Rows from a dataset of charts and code
.....

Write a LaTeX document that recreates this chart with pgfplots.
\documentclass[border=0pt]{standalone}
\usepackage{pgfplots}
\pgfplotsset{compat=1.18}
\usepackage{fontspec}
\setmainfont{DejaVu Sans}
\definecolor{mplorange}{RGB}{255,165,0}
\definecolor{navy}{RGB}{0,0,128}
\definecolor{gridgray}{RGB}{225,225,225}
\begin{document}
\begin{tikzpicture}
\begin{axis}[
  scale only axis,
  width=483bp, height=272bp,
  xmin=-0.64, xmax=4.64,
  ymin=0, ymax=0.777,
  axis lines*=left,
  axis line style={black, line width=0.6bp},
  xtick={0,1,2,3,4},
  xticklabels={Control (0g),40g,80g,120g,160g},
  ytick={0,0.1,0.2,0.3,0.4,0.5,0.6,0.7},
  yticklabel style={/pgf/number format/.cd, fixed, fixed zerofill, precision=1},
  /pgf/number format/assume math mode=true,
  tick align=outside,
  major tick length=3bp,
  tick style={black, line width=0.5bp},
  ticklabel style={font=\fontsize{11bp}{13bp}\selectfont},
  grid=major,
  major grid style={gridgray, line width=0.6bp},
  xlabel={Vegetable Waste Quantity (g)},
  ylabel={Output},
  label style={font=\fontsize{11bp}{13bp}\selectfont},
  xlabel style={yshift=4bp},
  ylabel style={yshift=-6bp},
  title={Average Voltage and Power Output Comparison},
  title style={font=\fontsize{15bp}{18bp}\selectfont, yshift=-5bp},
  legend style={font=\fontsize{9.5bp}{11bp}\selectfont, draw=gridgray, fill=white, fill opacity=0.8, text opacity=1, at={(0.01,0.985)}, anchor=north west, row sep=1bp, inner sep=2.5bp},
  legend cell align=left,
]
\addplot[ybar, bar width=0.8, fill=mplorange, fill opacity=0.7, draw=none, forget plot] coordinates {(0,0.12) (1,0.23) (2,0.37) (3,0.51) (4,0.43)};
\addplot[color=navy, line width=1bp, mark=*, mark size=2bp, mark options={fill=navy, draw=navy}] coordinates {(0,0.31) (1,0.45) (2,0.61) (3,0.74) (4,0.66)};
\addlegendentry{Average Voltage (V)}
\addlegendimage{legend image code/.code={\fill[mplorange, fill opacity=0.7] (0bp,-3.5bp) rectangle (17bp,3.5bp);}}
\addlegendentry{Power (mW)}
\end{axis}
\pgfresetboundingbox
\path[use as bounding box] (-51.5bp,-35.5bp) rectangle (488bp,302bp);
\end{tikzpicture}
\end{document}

.....

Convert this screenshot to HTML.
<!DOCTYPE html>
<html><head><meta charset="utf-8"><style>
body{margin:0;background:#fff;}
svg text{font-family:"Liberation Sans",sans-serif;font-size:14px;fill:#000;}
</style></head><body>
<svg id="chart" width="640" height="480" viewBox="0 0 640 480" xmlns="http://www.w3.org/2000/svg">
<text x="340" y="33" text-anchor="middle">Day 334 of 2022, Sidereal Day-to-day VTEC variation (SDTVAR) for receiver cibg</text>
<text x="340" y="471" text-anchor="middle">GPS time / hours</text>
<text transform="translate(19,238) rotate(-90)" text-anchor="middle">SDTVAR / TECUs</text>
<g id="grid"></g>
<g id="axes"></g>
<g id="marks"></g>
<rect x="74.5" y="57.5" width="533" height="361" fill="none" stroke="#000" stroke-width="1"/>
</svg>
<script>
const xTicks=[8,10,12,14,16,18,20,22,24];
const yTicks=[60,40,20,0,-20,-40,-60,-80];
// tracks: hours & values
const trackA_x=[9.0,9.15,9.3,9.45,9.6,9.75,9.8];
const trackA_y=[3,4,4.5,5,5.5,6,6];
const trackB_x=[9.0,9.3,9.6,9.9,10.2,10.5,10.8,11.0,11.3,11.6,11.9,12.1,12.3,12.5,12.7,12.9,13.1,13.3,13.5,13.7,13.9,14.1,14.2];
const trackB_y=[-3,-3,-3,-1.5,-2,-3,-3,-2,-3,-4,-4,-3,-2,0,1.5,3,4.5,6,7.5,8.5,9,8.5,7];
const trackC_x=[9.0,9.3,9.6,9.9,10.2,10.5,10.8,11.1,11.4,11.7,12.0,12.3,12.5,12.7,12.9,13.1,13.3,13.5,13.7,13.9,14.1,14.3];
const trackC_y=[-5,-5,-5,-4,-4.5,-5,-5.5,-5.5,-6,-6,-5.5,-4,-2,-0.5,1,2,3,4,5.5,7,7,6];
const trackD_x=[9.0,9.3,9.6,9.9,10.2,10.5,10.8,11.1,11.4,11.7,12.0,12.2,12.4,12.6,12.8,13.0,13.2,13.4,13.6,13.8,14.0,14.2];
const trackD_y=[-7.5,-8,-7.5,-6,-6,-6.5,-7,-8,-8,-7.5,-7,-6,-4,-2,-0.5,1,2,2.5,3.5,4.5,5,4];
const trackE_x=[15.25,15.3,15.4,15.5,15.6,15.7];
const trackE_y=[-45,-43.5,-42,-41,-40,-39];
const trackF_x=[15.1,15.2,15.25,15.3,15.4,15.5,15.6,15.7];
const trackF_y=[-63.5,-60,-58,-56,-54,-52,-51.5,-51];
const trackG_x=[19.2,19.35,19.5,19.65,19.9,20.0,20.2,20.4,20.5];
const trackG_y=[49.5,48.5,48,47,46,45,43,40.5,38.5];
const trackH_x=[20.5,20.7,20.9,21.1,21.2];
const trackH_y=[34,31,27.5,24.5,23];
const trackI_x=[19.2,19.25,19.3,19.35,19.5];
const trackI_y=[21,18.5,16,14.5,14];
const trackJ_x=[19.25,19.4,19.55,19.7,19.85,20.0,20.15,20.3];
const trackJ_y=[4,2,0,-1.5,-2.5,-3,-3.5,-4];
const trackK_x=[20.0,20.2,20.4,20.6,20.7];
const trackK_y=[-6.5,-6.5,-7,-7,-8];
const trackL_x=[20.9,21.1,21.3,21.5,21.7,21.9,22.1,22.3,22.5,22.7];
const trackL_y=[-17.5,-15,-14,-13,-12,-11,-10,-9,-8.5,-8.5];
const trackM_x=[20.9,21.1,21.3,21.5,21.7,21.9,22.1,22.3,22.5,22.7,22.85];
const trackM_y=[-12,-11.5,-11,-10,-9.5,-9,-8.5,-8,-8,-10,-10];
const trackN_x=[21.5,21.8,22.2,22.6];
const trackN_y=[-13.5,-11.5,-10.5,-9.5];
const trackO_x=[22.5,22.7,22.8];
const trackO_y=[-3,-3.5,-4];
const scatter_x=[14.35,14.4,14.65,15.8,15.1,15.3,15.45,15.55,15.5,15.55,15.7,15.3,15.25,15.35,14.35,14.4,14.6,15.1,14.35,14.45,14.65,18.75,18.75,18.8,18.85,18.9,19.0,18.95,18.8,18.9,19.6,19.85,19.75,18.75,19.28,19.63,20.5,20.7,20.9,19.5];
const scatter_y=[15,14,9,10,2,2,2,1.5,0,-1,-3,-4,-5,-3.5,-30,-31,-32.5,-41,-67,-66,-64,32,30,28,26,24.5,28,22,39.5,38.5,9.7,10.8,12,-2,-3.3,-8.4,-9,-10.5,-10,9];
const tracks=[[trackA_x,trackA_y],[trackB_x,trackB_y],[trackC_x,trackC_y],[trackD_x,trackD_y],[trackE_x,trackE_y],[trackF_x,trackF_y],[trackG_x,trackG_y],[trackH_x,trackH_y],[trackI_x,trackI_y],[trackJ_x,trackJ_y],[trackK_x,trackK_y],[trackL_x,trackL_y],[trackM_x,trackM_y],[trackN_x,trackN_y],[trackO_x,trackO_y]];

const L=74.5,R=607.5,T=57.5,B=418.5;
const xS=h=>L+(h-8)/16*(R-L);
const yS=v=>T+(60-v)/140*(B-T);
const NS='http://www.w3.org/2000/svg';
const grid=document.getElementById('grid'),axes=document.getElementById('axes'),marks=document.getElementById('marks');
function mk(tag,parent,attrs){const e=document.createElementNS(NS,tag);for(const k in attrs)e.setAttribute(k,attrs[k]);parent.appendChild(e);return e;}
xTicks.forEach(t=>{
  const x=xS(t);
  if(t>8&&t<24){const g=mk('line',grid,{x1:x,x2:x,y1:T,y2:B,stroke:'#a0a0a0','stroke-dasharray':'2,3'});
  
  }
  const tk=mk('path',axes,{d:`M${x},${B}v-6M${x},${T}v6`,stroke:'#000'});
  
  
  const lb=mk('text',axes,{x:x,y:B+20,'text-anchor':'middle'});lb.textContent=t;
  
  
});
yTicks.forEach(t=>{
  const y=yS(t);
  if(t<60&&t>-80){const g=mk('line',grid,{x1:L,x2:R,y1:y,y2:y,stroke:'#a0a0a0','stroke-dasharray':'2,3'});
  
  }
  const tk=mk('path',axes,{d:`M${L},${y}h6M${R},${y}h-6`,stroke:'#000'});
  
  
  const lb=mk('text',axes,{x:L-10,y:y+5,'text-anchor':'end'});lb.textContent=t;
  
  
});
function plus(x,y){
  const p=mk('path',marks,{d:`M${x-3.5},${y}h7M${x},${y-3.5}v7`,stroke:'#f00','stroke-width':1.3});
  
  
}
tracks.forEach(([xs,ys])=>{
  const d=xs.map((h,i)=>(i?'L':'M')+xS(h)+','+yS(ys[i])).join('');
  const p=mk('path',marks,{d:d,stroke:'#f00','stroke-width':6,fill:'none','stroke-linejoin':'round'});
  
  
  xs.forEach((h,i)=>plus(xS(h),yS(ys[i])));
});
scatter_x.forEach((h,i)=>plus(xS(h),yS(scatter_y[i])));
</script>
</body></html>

.....

*WORK TO BE COMPLETED*: Tally the lines in the listing that hold "this" and report the number alone.

*OUTPUT BELOW*: 2